Dalam “Gerakan-gerakan Pembaruan” Allah sering memakai orang (kelompok) tertentu untuk memperbarui kasih dan kesetiaan gereja terhadap Dia bila mulai suram. Hal ini tampak dalam fakta sejarah hingga sekarang. Karya pembaharuan Roh Kudus tidak bisa dibendung oleh tradisi gereja yang sudah “beku” sekalipun. Dewasa ini bagaimana gerakan “Karismatik” misalnya, tumbuh dengan subur dalam gereja. Dan pengamatan di lapangan, di antara kelompok-kelompok pribadi “Karismatik” terlihat sangat menekankan Roh Kudus, bahkan kehausan akan firman Tuhan (Alkitab), doa, dan puasa bagi kehidupan orang percaya.

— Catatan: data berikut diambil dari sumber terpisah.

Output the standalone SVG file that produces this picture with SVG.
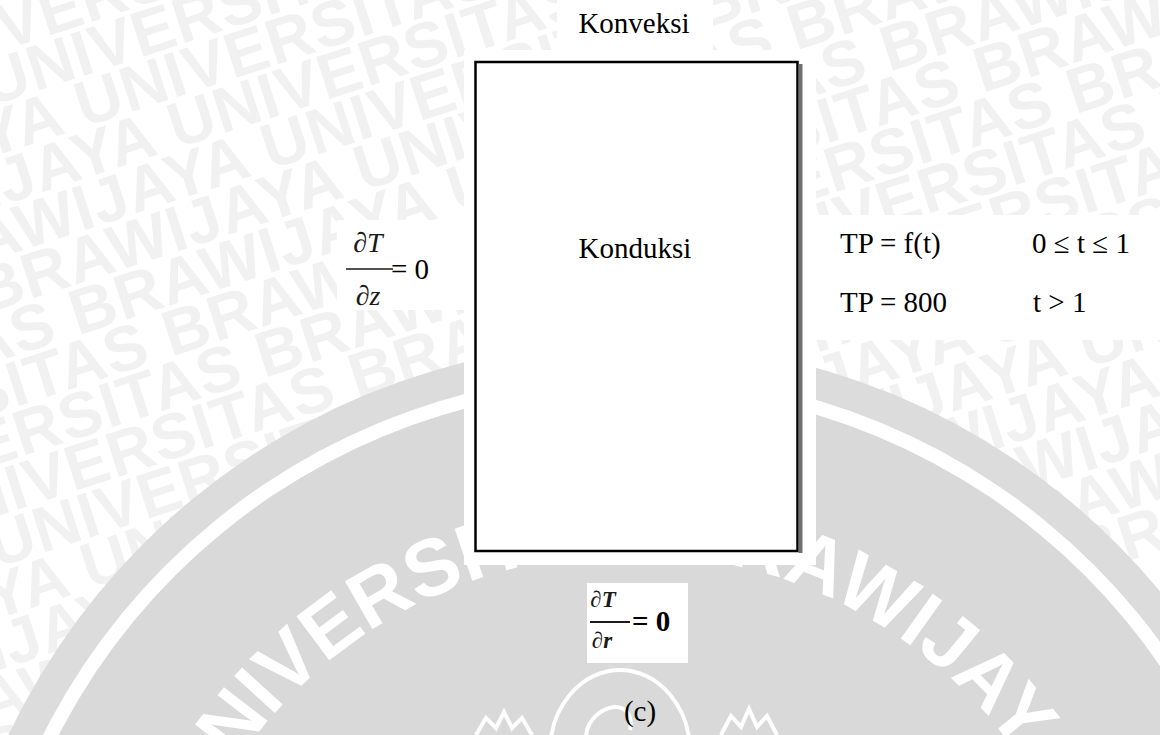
<svg xmlns="http://www.w3.org/2000/svg" width="1160" height="735" viewBox="0 0 1160 735">
<style>
.wm{font-family:"Liberation Sans",Arial,sans-serif;font-weight:bold;font-size:64px;letter-spacing:1px;fill:#f1f1f1}
.seal{font-family:"Liberation Sans",Arial,sans-serif;font-weight:bold;font-size:80px;fill:#ffffff}
.t{font-family:"Liberation Serif","Times New Roman",serif;font-size:29px;fill:#000}
.it{font-family:"Liberation Serif","Times New Roman",serif;font-style:italic;fill:#1a1a1a}
.mk{fill:none;stroke:#ffffff;stroke-width:4}
</style>
<defs>
<path id="sealArc" d="M 154,1030 A 476 476 0 0 1 1106,1030"/>
</defs>
<rect width="1160" height="735" fill="#ffffff"/>
<g id="watermark" transform="rotate(-18)">
<text class="wm" x="-1059" y="0">UNIVERSITAS BRAWIJAYA UNIVERSITAS BRAWIJAYA UNIVERSITAS BRAWIJAYA</text>
<text class="wm" x="-977" y="49">UNIVERSITAS BRAWIJAYA UNIVERSITAS BRAWIJAYA UNIVERSITAS BRAWIJAYA</text>
<text class="wm" x="-895" y="98">UNIVERSITAS BRAWIJAYA UNIVERSITAS BRAWIJAYA UNIVERSITAS BRAWIJAYA</text>
<text class="wm" x="-813" y="147">UNIVERSITAS BRAWIJAYA UNIVERSITAS BRAWIJAYA UNIVERSITAS BRAWIJAYA</text>
<text class="wm" x="-731" y="196">UNIVERSITAS BRAWIJAYA UNIVERSITAS BRAWIJAYA UNIVERSITAS BRAWIJAYA</text>
<text class="wm" x="-649" y="245">UNIVERSITAS BRAWIJAYA UNIVERSITAS BRAWIJAYA UNIVERSITAS BRAWIJAYA</text>
<text class="wm" x="-567" y="294">UNIVERSITAS BRAWIJAYA UNIVERSITAS BRAWIJAYA UNIVERSITAS BRAWIJAYA</text>
<text class="wm" x="-485" y="343">UNIVERSITAS BRAWIJAYA UNIVERSITAS BRAWIJAYA UNIVERSITAS BRAWIJAYA</text>
<text class="wm" x="-403" y="392">UNIVERSITAS BRAWIJAYA UNIVERSITAS BRAWIJAYA UNIVERSITAS BRAWIJAYA</text>
<text class="wm" x="-321" y="441">UNIVERSITAS BRAWIJAYA UNIVERSITAS BRAWIJAYA UNIVERSITAS BRAWIJAYA</text>
<text class="wm" x="-239" y="490">UNIVERSITAS BRAWIJAYA UNIVERSITAS BRAWIJAYA UNIVERSITAS BRAWIJAYA</text>
<text class="wm" x="-1032" y="539">UNIVERSITAS BRAWIJAYA UNIVERSITAS BRAWIJAYA UNIVERSITAS BRAWIJAYA</text>
<text class="wm" x="-950" y="588">UNIVERSITAS BRAWIJAYA UNIVERSITAS BRAWIJAYA UNIVERSITAS BRAWIJAYA</text>
<text class="wm" x="-868" y="637">UNIVERSITAS BRAWIJAYA UNIVERSITAS BRAWIJAYA UNIVERSITAS BRAWIJAYA</text>
<text class="wm" x="-786" y="686">UNIVERSITAS BRAWIJAYA UNIVERSITAS BRAWIJAYA UNIVERSITAS BRAWIJAYA</text>
<text class="wm" x="-704" y="735">UNIVERSITAS BRAWIJAYA UNIVERSITAS BRAWIJAYA UNIVERSITAS BRAWIJAYA</text>
<text class="wm" x="-622" y="784">UNIVERSITAS BRAWIJAYA UNIVERSITAS BRAWIJAYA UNIVERSITAS BRAWIJAYA</text>
<text class="wm" x="-540" y="833">UNIVERSITAS BRAWIJAYA UNIVERSITAS BRAWIJAYA UNIVERSITAS BRAWIJAYA</text>
<text class="wm" x="-458" y="882">UNIVERSITAS BRAWIJAYA UNIVERSITAS BRAWIJAYA UNIVERSITAS BRAWIJAYA</text>
<text class="wm" x="-376" y="931">UNIVERSITAS BRAWIJAYA UNIVERSITAS BRAWIJAYA UNIVERSITAS BRAWIJAYA</text>
<text class="wm" x="-294" y="980">UNIVERSITAS BRAWIJAYA UNIVERSITAS BRAWIJAYA UNIVERSITAS BRAWIJAYA</text>
<text class="wm" x="-1087" y="1029">UNIVERSITAS BRAWIJAYA UNIVERSITAS BRAWIJAYA UNIVERSITAS BRAWIJAYA</text>
<text class="wm" x="-1005" y="1078">UNIVERSITAS BRAWIJAYA UNIVERSITAS BRAWIJAYA UNIVERSITAS BRAWIJAYA</text>
<text class="wm" x="-923" y="1127">UNIVERSITAS BRAWIJAYA UNIVERSITAS BRAWIJAYA UNIVERSITAS BRAWIJAYA</text>
<text class="wm" x="-841" y="1176">UNIVERSITAS BRAWIJAYA UNIVERSITAS BRAWIJAYA UNIVERSITAS BRAWIJAYA</text>
</g>
<g id="seal">
<circle cx="630" cy="1030" r="688" fill="#dcdcdc"/>
<circle cx="630" cy="1030" r="657" fill="#ffffff"/>
<circle cx="630" cy="1030" r="643" fill="#d9d9d9"/>
<text class="seal"><textPath href="#sealArc" startOffset="226">UNIVERSITAS</textPath></text>
<text class="seal"><textPath href="#sealArc" startOffset="786">BRAWIJAYA</textPath></text>
<ellipse class="mk" cx="620" cy="752" rx="70" ry="82"/>
<path class="mk" d="M 586,735 C 588,720 600,709 614,707 C 626,706 633,716 630,730"/>
<path class="mk" d="M 476,735 L 486,718 L 496,728 L 504,712 L 512,728 L 522,718 L 532,735"/>
<path class="mk" d="M 721,735 L 731,716 L 741,727 L 749,709 L 757,727 L 767,716 L 777,735"/>
</g>
<g id="backs" fill="#ffffff">
<rect x="557" y="0" width="156" height="52"/>
<rect x="464" y="50" width="352" height="515"/>
<rect x="337" y="220" width="128" height="90"/>
<rect x="816" y="215" width="344" height="125"/>
<rect x="587" y="583" width="101" height="80"/>
</g>
<g id="connectors"></g>
<g id="node-konveksi">
<text class="t" x="634" y="33" text-anchor="middle">Konveksi</text>
</g>
<g id="node-konduksi">
<rect x="475.5" y="62" width="322" height="489" fill="#ffffff" stroke="#000" stroke-width="2.5"/>
<line x1="800.5" y1="64" x2="800.5" y2="553" stroke="#707070" stroke-width="4"/>
<text class="t" x="635" y="258" text-anchor="middle">Konduksi</text>
</g>
<g id="node-bc-left">
<text class="it" x="368" y="252" font-size="28" text-anchor="middle">∂T</text>
<line x1="346" y1="269" x2="393" y2="269" stroke="#1a1a1a" stroke-width="1.6"/>
<text class="t" x="391" y="279" font-size="28">= 0</text>
<text class="it" x="368" y="305" font-size="28" text-anchor="middle">∂z</text>
</g>
<g id="node-bc-right">
<text class="t" x="840" y="253">TP = f(t)</text>
<text class="t" x="1032" y="253">0 ≤ t ≤ 1</text>
<text class="t" x="840" y="312">TP = 800</text>
<text class="t" x="1033" y="312">t &gt; 1</text>
</g>
<g id="node-bc-bottom">
<text class="it" x="603" y="607" font-size="23" font-weight="bold" text-anchor="middle">∂T</text>
<line x1="590" y1="622" x2="630" y2="622" stroke="#1a1a1a" stroke-width="1.8"/>
<text class="t" x="632" y="631" font-size="24" font-weight="bold">= 0</text>
<text class="it" x="602" y="648" font-size="23" font-weight="bold" text-anchor="middle">∂r</text>
</g>
<g id="caption">
<text class="t" x="640" y="721" text-anchor="middle">(c)</text>
</g>
</svg>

Namun yang tidak sehat apabila ada gerakan rohani yang sifatnya memaksakan karya Roh Kudus (domestic exclusive), serta penafsiran yang salah terhadap karya Roh Kudus.
Dengan demikian gerakan pembaruan yang benar adalah gerakan yang dilakukan oleh Roh Kudus sendiri sebagai pribadi atas orang-orang yang mengandalkan Alkitab dan doa (Kisah 1:14, 16; 2:42).
Dalam individu-individu, Roh Kudus adalah pribadi, sehingga karyanya pun bersifat pribadi. Sejarah gereja membuktikan bagaimana pribadi tertentu dipakai Tuhan dalam karya pembaruan-Nya (Luther, Calvin, Spener, John Wesley, dan lain-lain).
Pembaruan yang dilakukan oleh Roh Kudus tidak pernah lepas dari Alkitab. Justru dalam usaha mengerti dan menerapkan firman Tuhan secara benar, di situlah karya Roh Kudus bekerja. Orang percaya tidak bisa hidup tanpa Alkitab. Roh Kudus akan memperbaharui hidup kepribadiannya apabila orang itu memiliki kehausan yang dalam terhadap firman Tuhan.
*Ditulis oleh Yakobus Here, B. Th, staf Perkantas Yogyakarta.